Con todo lo malo que esto supone sin embargo no era lo peor. Lo peor, sin duda, era ese apestoso discurso que emanaba del banquillo y que como humaradas de olor a estiércol llegaba a la gente como yo, que también lleva la camiseta rojiblanca en el campo pero a diferencia de los que la utilizan profesionalmente conoce el significado del escudo que la viste. El discurso de la plantilla, que sospechosamente es el discurso de su entrenador, era mediocre, cobarde, capcioso y pendenciero. Ese mirar a los de atrás en lugar a los de adelante. Ese decir que perder contra el Valencia o el Zaragoza es “normal”, ese decir que perder 0-6 contra el Barcelona en tu estadio “sólo son tres puntos”. El permanente “todo esta bien, no pasa nada”. El circunloquio estúpido y nuevamente cobarde de decir que “60 puntos eran suficientes otros años para entrar en Europa”. Ese referirse a “Europa” como exclusivamente jugar la segunda división de las competiciones europeas y convertirlo en nuestro particular y satisfactorio Shangri-La cuando los colchoneros de corazón sabemos que el destino nos debe una copa de Europa que me gustaría ver antes de irme al otro barrio.
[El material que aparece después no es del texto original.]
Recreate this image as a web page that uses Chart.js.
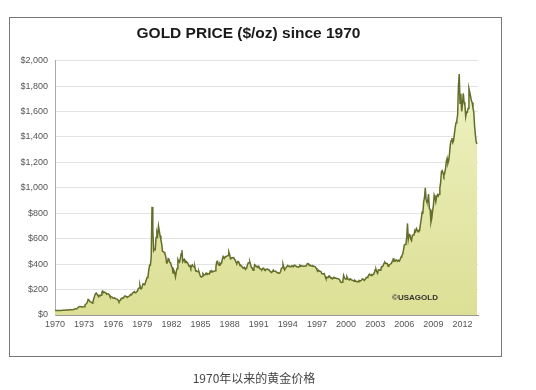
<!DOCTYPE html>
<html>
<head>
<meta charset="utf-8">
<script src="https://cdn.jsdelivr.net/npm/chart.js@4.4.1/dist/chart.umd.min.js"></script>
<style>
  body { margin: 0; background: #fff; }
  #wrap { position: relative; width: 536px; height: 390px; }
  #frame { position: absolute; left: 9px; top: 17px; width: 491px; height: 338px; border: 1px solid #777; pointer-events: none; }
  #caption { position: absolute; left: 0; width: 508px; top: 369px; text-align: center; font: 12px "Noto Sans CJK SC", sans-serif; color: #444; }
</style>
</head>
<body>
<div id="wrap">
  <canvas id="gold_chart" width="536" height="390"></canvas>
  <div id="frame"></div>
  <div id="caption">1970年以来的黄金价格</div>
</div>
<script>
// monthly gold price ($/oz), Jan 1970 .. Jul 2013
var startYear = 1970;
var prices = [
  35, 35, 35.1, 35.6, 35.9, 35.4, 35.3, 35.4, 36.2, 37.5, 37.4, 37.4,      // 1970
  37.9, 38.7, 38.9, 39, 40.5, 40.1, 41, 42.7, 42, 42.5, 42.9, 43.5,        // 1971
  45.8, 48.3, 48.3, 49, 54.6, 62.1, 65.7, 67, 65.5, 64.9, 62.9, 63.9,      // 1972
  65, 78, 84, 90, 102, 122, 118, 106, 103, 100, 94, 106,                   // 1973
  129, 150, 168, 172, 163, 154, 143, 154, 151, 158, 181, 188,              // 1974
  176, 180, 178, 170, 167, 165, 166, 160, 144, 143, 142, 139,              // 1975
  131, 131, 132, 128, 126, 125, 117, 106, 114, 117, 131, 133,              // 1976
  132, 136, 148, 149, 147, 141, 144, 145, 149, 158, 162, 161,              // 1977
  173, 178, 184, 175, 177, 183, 189, 206, 212, 235, 206, 208,              // 1978
  227, 245, 242, 239, 257, 279, 295, 301, 355, 392, 392, 456,              // 1979
  850, 665, 505, 517, 514, 610, 650, 627, 700, 661, 623, 590,              // 1980
  557, 500, 498, 494, 480, 460, 409, 410, 443, 437, 413, 410,              // 1981
  384, 374, 330, 350, 334, 300, 339, 365, 436, 422, 415, 444,              // 1982
  481, 510, 420, 432, 437, 413, 422, 416, 411, 393, 382, 388,              // 1983
  370, 386, 394, 381, 377, 378, 347, 348, 341, 340, 341, 320,              // 1984
  303, 299, 304, 325, 316, 317, 317, 330, 323, 326, 325, 322,              // 1985
  345, 339, 346, 340, 342, 343, 348, 376, 418, 423, 398, 391,              // 1986
  408, 401, 409, 438, 460, 450, 450, 460, 460, 465, 467, 496,              // 1987
  477, 442, 444, 452, 451, 452, 437, 431, 413, 407, 420, 419,              // 1988
  404, 388, 390, 384, 371, 367, 375, 365, 362, 367, 394, 409,              // 1989
  410, 416, 393, 374, 369, 352, 362, 395, 389, 380, 382, 378,              // 1990
  383, 364, 363, 358, 357, 367, 368, 356, 349, 359, 360, 361,              // 1991
  354, 354, 344, 338, 337, 341, 353, 343, 345, 344, 335, 334,              // 1992
  329, 330, 330, 342, 367, 372, 400, 378, 355, 365, 374, 383,              // 1993
  387, 382, 384, 378, 381, 386, 385, 380, 391, 389, 384, 379,              // 1994
  379, 377, 382, 391, 385, 387, 386, 383, 383, 383, 386, 387,              // 1995
  404, 405, 396, 393, 392, 385, 383, 387, 383, 381, 378, 369,              // 1996
  355, 346, 352, 344, 344, 341, 324, 324, 322, 325, 306, 289,              // 1997
  289, 297, 296, 308, 299, 292, 293, 284, 289, 296, 294, 291,              // 1998
  287, 287, 286, 282, 277, 261, 256, 257, 265, 311, 293, 283,              // 1999
  284, 300, 286, 280, 275, 285, 281, 274, 273, 270, 266, 272,              // 2000
  266, 262, 263, 261, 272, 270, 268, 273, 283, 283, 276, 276,              // 2001
  282, 296, 294, 302, 314, 321, 314, 310, 319, 317, 319, 333,              // 2002
  356, 359, 340, 328, 355, 356, 351, 360, 379, 379, 389, 407,              // 2003
  414, 405, 406, 404, 384, 392, 398, 400, 406, 420, 439, 442,              // 2004
  424, 423, 434, 429, 422, 430, 424, 438, 456, 470, 476, 510,              // 2005
  549, 555, 557, 610, 720, 596, 633, 632, 598, 585, 627, 629,              // 2006
  631, 665, 655, 679, 667, 655, 665, 665, 712, 754, 806, 803,              // 2007
  889, 922, 1000, 909, 888, 889, 950, 839, 829, 730, 760, 816,             // 2008
  858, 943, 924, 890, 928, 945, 934, 949, 996, 1043, 1127, 1134,           // 2009
  1117, 1095, 1113, 1148, 1205, 1232, 1193, 1215, 1271, 1343, 1370, 1391,  // 2010
  1356, 1372, 1424, 1474, 1512, 1529, 1572, 1800, 1895, 1665, 1739, 1600,  // 2011
  1656, 1742, 1673, 1650, 1560, 1596, 1594, 1626, 1780, 1750, 1721, 1684,  // 2012
  1670, 1628, 1593, 1485, 1414, 1360, 1345                                 // 2013
];
var tickYears = [1970, 1973, 1976, 1979, 1982, 1985, 1988, 1991, 1994, 1997, 2000, 2003, 2006, 2009, 2012];

var points = prices.map(function(p, i) {
    return { x: startYear + i / 12, y: p };
});

// copyright note in the corner of the plot
var stampPlugin = {
    id: 'stamp',
    afterDatasetsDraw: function(chart) {
        var c = chart.ctx, a = chart.chartArea;
        c.save();
        c.font = 'bold 8px "Liberation Sans", Arial, sans-serif';
        c.fillStyle = '#333';
        c.textAlign = 'center';
        c.textBaseline = 'middle';
        c.fillText('\u00A9USAGOLD', a.right - 63, a.bottom - 17);
        c.restore();
    }
};

var chart = new Chart(document.getElementById('gold_chart'), {
    type: 'line',
    data: {
        datasets: [{
            data: points,
            borderColor: '#636e2a',
            borderWidth: 1.5,
            pointRadius: 0,
            fill: 'origin',
            backgroundColor: function(ctx) {
                var area = ctx.chart.chartArea;
                if (!area) return '#e2e5a2';
                var g = ctx.chart.ctx.createLinearGradient(0, area.top, 0, area.bottom);
                g.addColorStop(0, '#eff3c4');
                g.addColorStop(1, '#dcdf95');
                return g;
            }
        }]
    },
    options: {
        responsive: false,
        animation: false,
        layout: { padding: { left: 19, right: 58, top: 23, bottom: 55 } },
        plugins: {
            legend: { display: false },
            tooltip: { enabled: false },
            title: {
                display: true,
                text: 'GOLD PRICE ($/oz) since 1970',
                color: '#1a1a1a',
                font: { family: '"Liberation Sans", Arial, sans-serif', size: 15.5, weight: 'bold' },
                padding: { top: 1, bottom: 18 }
            }
        },
        scales: {
            x: {
                type: 'linear',
                min: 1970,
                max: 2013.6,
                afterFit: function(scale) { scale.height = 20; },
                afterBuildTicks: function(scale) {
                    scale.ticks = tickYears.map(function(v) { return { value: v }; });
                },
                grid: { display: false, drawTicks: false },
                border: { display: true, color: '#999' },
                ticks: {
                    padding: 4,
                    color: '#555',
                    autoSkip: false,
                    maxRotation: 0,
                    font: { family: '"Liberation Sans", Arial, sans-serif', size: 9 },
                    callback: function(v) { return String(v); }
                }
            },
            y: {
                min: 0,
                max: 2000,
                afterFit: function(scale) { scale.width = 36; },
                grid: { color: '#e3e3e3', drawTicks: false },
                border: { display: true, color: '#aaa' },
                ticks: {
                    stepSize: 200,
                    padding: 7,
                    color: '#555',
                    font: { family: '"Liberation Sans", Arial, sans-serif', size: 9 },
                    callback: function(v) { return '$' + v.toLocaleString('en-US'); }
                }
            }
        }
    },
    plugins: [stampPlugin]
});
</script>
</body>
</html>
Pues bien ese mismo señor es el que regirá los destinos de nuestro equipo este año. Esa ha sido la genial idea del heredero Gil, ese antipático tipo que se hizo con las riendas del club por factores genéticos, y de su particular y útil doña Rogelia. A la altura sin duda del resto de despropósitos con que nos deleita esta pareja de baile desde hace años.

Entrenar no es decir los jugadores que salen al campo igual que escribir no es poner letras una detrás de otra. Es fácil confundir una cosa con la otra pero los que leemos libros y vamos a ver fútbol sabemos distinguirlo. En general cualquier ser humano es capaz de distinguirlo salvo que tener muchas acciones de una institución deportiva provoque algún tipo de lesión en el aparato nervioso que es algo que desconozco.

Da igual llenar el equipo de jugadores de nivel si nunca van a poder desarrollar aquello para lo que les han contratado. Estamos intentando construir un chalet con los planos de una zanja. Eso si, vamos a pagar la zanja a preció de palacete. Seguro que alguien sale ganando con el cambio.